From time to time, you come across unusual gargoyles, figures with heads and faces that look different. They’re not common, which just makes them all the more surprising and fascinating. I’m referring here to gargoyles with mask-like faces, or which are holding a mask as a significant element of the figure.

 

máscaras y gárgolas

Gargoyle with mask-like face. Ciudad Rodrigo Cathedral (Spain).

 

Let’s look at some ideas about the meaning of masks in history and art. Grotesque faces depicted in art often evoke masks. These superficial coverings seem to conceal reality, and mocking or sarcastic masks were often used in mediaeval feasts (Feast of Fools, Carnival). People in the Middle Ages knew about masks in antiquity thanks to the works of Terence (second century BC) and to sarcophagi. Masked gorgons appeared in classical coats of arms, used as an apotropaic or protective image. Camille has contended that these might have had a different meaning in the Middle Ages, indicating danger in a similar way to the faces that appear on the stomach or genitals of devils.

 

Devil with mask. San Martín Pinario Monastery (Santiago de Compostela, Spain).

 

gárgola arte historia

Woman expulsing mask-like head. Batalha Monastery (Portugal).

 

With its frequently mask-like appearance, there is one image above all that seems linked to gargoyles due to its similarity to some of them. This is the green man, who is depicted with a human head surrounded by leaves and branches which sometimes even sprout from his mouth or nose. The green man is a symbol of fertility, rebirth and nature inherited from pagan imagery that was subsequently appropriated by Christianity as a symbol of lust and other capital sins. Leafy masks and heads surrounded by lush vegetation appeared in the classical period in relation to the cult of Dionysus, who was worshipped as the god of fertility and vegetation. Later, he acquired funerary connotations, becoming a symbol of immortality or resurrection.

gárgola catedral gótico

In addition, some of the gargoyles in the Cathedral of Salamanca present the appearance of what I have called the “plant monster”. These have marvellous plant ornamentation with monstrous or devil-like elements, where leaves and flowers form facial features, spirals, horns and wings, and sometimes the leaves form mask-like faces.

 

Plant monsters. Salamanca Cathedral (Spain).

 

gargolas catedral Salamanca

 

To conclude, I want to show you some of the beautiful masks in the lavabo at the Monastery of Batalha, where there are faces that look like the green man. Masks with grotesque faces were widely used in Gothic sculpture and other arts due to the influence of Villard d’Honnecourt, who revived the Graeco-Roman tradition of plant masks. Many of the heads with leaves may have their origins in the head of Silvanus, and their hair, beards and even faces are transformed into plants filling the space, similar to the Renaissance grotesque. The hair and beards are almost always formed of leaves that entwine among all the other elements.

 

gárgola green man

Mask with the head of the green man. Batalha Monastery (Portugal).

 

gárgola hombre verde

Mask with the head of the green man. Batalha Monastery (Portugal).

 

 

 

Bibliography consulted

CAMILLE, M., Image on the Edge. The Margins of Medieval Art, London, Reaktion Books Ltd., 2008.

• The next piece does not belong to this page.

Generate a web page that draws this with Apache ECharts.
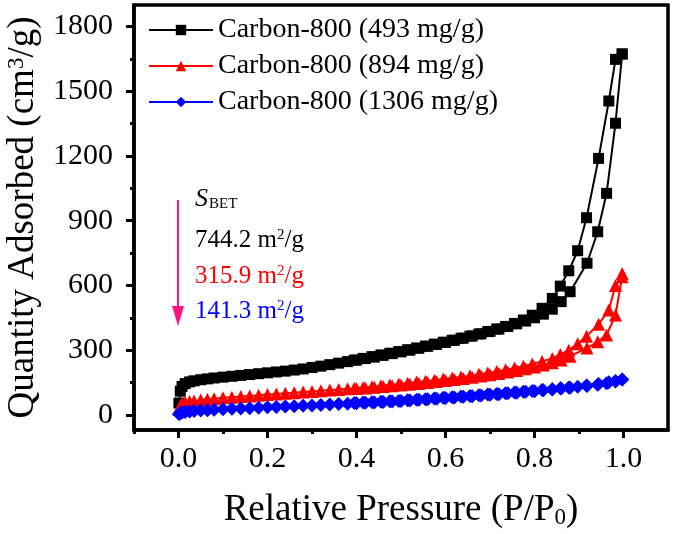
<!DOCTYPE html>
<html>
<head>
<meta charset="utf-8">
<script src="https://cdn.jsdelivr.net/npm/echarts@6/dist/echarts.min.js"></script>
<style>html,body{margin:0;padding:0;background:#fff;}#c{width:675px;height:534px;}</style>
</head>
<body>
<div id="c"></div>
<script>
// ---- data ----
const seriesNames = ['Carbon-800 (493 mg/g)', 'Carbon-800 (894 mg/g)', 'Carbon-800 (1306 mg/g)'];
const pAds = [0.001, 0.004, 0.008, 0.015, 0.025, 0.035, 0.05, 0.065, 0.08, 0.10, 0.12, 0.14, 0.16, 0.18, 0.20, 0.22, 0.24, 0.26, 0.28, 0.30, 0.32, 0.34, 0.36, 0.38, 0.40, 0.42, 0.44, 0.46, 0.48, 0.50, 0.52, 0.54, 0.56, 0.58, 0.60, 0.62, 0.64, 0.66, 0.68, 0.70, 0.72, 0.74, 0.76, 0.78, 0.80, 0.82, 0.84, 0.86, 0.88, 0.918, 0.942, 0.962, 0.982, 0.997];
const pDes = [0.997, 0.982, 0.967, 0.944, 0.917, 0.897, 0.877, 0.858, 0.840, 0.817, 0.795, 0.775, 0.755, 0.735, 0.715, 0.695, 0.675, 0.655, 0.635, 0.615, 0.595, 0.575, 0.555, 0.535, 0.515, 0.495, 0.475, 0.455, 0.435, 0.415, 0.395];
const blackAds = [55, 110, 132, 145, 153, 158, 163, 167, 171, 175, 179, 183, 187, 191, 195, 199, 203, 208, 213, 220, 226, 233, 240, 247, 254, 261, 268, 276, 284, 292, 300, 309, 318, 327, 336, 346, 356, 366, 376, 387, 398, 410, 422, 435, 450, 467, 490, 525, 571, 703, 849, 1027, 1352, 1673];
const blackDes = [1673, 1648, 1455, 1189, 914, 761, 668, 597, 540, 494, 462, 440, 424, 410, 398, 386, 375, 365, 355, 346, 337, 328, 319, 310, 302, 294, 286, 278, 270, 262, 254];
const redAds = [25, 42, 52, 58, 62, 65, 69, 72, 75, 79, 82, 85, 88, 91, 94, 97, 100, 103, 106, 109, 112, 115, 118, 121, 122, 125, 128, 132, 135, 139, 142, 146, 150, 155, 160, 164, 169, 174, 180, 186, 192, 199, 206, 214, 222, 231, 242, 255, 272, 310, 339, 370, 463, 640];
const redDes = [656, 600, 486, 420, 365, 330, 300, 280, 262, 248, 236, 226, 217, 209, 201, 194, 188, 182, 176, 171, 166, 161, 156, 152, 147, 143, 139, 135, 131, 127, 123];
const blueAds = [4, 8, 11, 14, 16, 18, 20, 22, 24, 26, 28, 30, 31, 33, 35, 37, 39, 40, 42, 44, 46, 48, 50, 52, 54, 56, 58, 60, 62, 65, 67, 70, 72, 75, 78, 81, 84, 87, 90, 93, 96, 100, 103, 107, 110, 114, 118, 122, 126, 134, 140, 147, 155, 164];
const blueDes = [164, 157, 151, 143, 136, 131, 127, 123, 119, 115, 111, 107, 104, 100, 97, 94, 91, 88, 85, 82, 79, 76, 73, 70, 68, 65, 63, 61, 59, 57, 55];
const xMajorTicks = [0, 0.2, 0.4, 0.6, 0.8, 1.0];
const xMinorTicks = [-0.1, 0.1, 0.3, 0.5, 0.7, 0.9];
const yMajorTicks = [0, 300, 600, 900, 1200, 1500, 1800];
const yMinorTicks = [150, 450, 750, 1050, 1350, 1650];
const bet = ['744.2', '315.9', '141.3'];

// ---- chart ----
const FONT = 'Liberation Serif';
const colors = ['#000000', '#ff0000', '#0000ff'];
const symbols = ['rect', 'triangle', 'diamond'];
const sizes = [11, 13, 14];
const branches = [[blackAds, blackDes], [redAds, redDes], [blueAds, blueDes]];

function pairs(ps, qs) { return qs.map((q, i) => [ps[i], q]); }

const series = branches.map((b, k) => ({
  name: seriesNames[k],
  type: 'line',
  xAxisIndex: 0, yAxisIndex: 0,
  data: pairs(pAds, b[0]).concat(pairs(pDes, b[1])),
  symbol: symbols[k],
  symbolSize: sizes[k],
  showAllSymbol: true,
  lineStyle: { color: colors[k], width: 2 },
  itemStyle: { color: colors[k], borderWidth: 0 },
  emphasis: { disabled: true },
  z: 2 + k
}));

const option = {
  backgroundColor: '#fff',
  animation: false,
  grid: { left: 134, right: 7, top: 5, bottom: 104, show: true, borderColor: '#000', borderWidth: 3.5,
          backgroundColor: 'transparent', containLabel: false, outerBoundsMode: 'none' },
  legend: {
    orient: 'vertical', left: 143, top: 11, itemGap: 8, itemWidth: 64, itemHeight: 13,
    data: seriesNames,
    textStyle: { fontSize: 28, color: '#000', fontFamily: 'Liberation Serif' }
  },
  xAxis: [
    {
      type: 'value', min: -0.1, max: 1.1, position: 'bottom',
      axisLine: { show: true, onZero: false, lineStyle: { color: '#000', width: 3.5 } },
      axisTick: { show: true, inside: false, length: 8, lineStyle: { color: '#000', width: 3 }, customValues: xMajorTicks },
      axisLabel: { customValues: xMajorTicks, formatter: v => v.toFixed(1), fontSize: 30, margin: 14, color: '#000', fontFamily: FONT },
      splitLine: { show: false },
      name: '{n|Relative Pressure (P/P}{sub|0}{n|)}',
      nameLocation: 'middle', nameGap: 62,
      nameTextStyle: { fontSize: 37, color: '#000', fontFamily: FONT,
        rich: { n: { fontSize: 37, color: '#000', fontFamily: FONT }, sub: { fontSize: 23, color: '#000', fontFamily: FONT, verticalAlign: 'bottom', lineHeight: 30, padding: [12, 0, 0, 0] } } }
    },
    {
      type: 'value', min: -0.1, max: 1.1, position: 'bottom',
      axisLine: { show: false, onZero: false },
      axisTick: { show: true, inside: false, length: 4, lineStyle: { color: '#000', width: 3 }, customValues: xMinorTicks },
      axisLabel: { show: false }, splitLine: { show: false }
    }
  ],
  yAxis: [
    {
      type: 'value', min: -70, max: 1900, position: 'left',
      axisLine: { show: true, onZero: false, lineStyle: { color: '#000', width: 3.5 } },
      axisTick: { show: true, inside: false, length: 8, lineStyle: { color: '#000', width: 3 }, customValues: yMajorTicks },
      axisLabel: { customValues: yMajorTicks, formatter: v => String(v), fontSize: 30, margin: 21, color: '#000', fontFamily: FONT },
      splitLine: { show: false },
      name: '{n|Quantity Adsorbed (cm}{sup|3}{n|/g)}',
      nameLocation: 'middle', nameGap: 92,
      nameTextStyle: { fontSize: 37, color: '#000', fontFamily: FONT,
        rich: { n: { fontSize: 37, color: '#000', fontFamily: FONT }, sup: { fontSize: 23, color: '#000', fontFamily: FONT, verticalAlign: 'top' } } }
    },
    {
      type: 'value', min: -70, max: 1900, position: 'left',
      axisLine: { show: false, onZero: false },
      axisTick: { show: true, inside: false, length: 4, lineStyle: { color: '#000', width: 3 }, customValues: yMinorTicks },
      axisLabel: { show: false }, splitLine: { show: false }
    }
  ],
  graphic: [
    { type: 'line', shape: { x1: 178, y1: 200, x2: 178, y2: 312 }, style: { stroke: '#ff1485', lineWidth: 2 }, z: 10 },
    { type: 'polygon', shape: { points: [[172, 306], [184, 306], [178, 326]] }, style: { fill: '#ff1485' }, z: 10 },
    { type: 'text', left: 195, top: 186, z: 10,
      style: { text: '{s|S}{b|BET}', rich: { s: { fontSize: 26, fontStyle: 'italic', fontFamily: FONT, fill: '#000', verticalAlign: 'top' }, b: { fontSize: 15, fontFamily: FONT, fill: '#000', verticalAlign: 'bottom', padding: [0, 0, 0, 1] } } } },
    ...bet.map((v, k) => ({
      type: 'text', left: 195, top: 228 + k * 35.5, z: 10,
      style: { text: '{n|' + v + ' m}{sup|2}{n|/g}', rich: {
        n: { fontSize: 25, fontFamily: FONT, fill: colors[k] },
        sup: { fontSize: 15, fontFamily: FONT, fill: colors[k], verticalAlign: 'top' } } }
    }))
  ],
  series: series
};

const chart = echarts.init(document.getElementById('c'), null, { renderer: 'canvas' });
chart.setOption(option);
</script>
</body>
</html>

GARCÍA VEGA, B., El Grabado del Libro Español. Siglos XV-XVI-XVII. (Aportación a su estudio con los fondos de las bibliotecas de Valladolid), Tomos I y II, Valladolid, Institución Cultural Simancas. Diputación Provincial de Valladolid, 1984.

KENAAN-KEDAR, N. y OVADIAH, A., The Metamorphosis of Marginal Images: From Antiquity to Present Time, Tel Aviv University. The Yolanda and David Katz Faculty of the Arts. Department of Art History, 2001.

REBOLD BENTON, J., Holy Terrors. Gargoyles on medieval buildings, New York, Abbeville Press, 1997.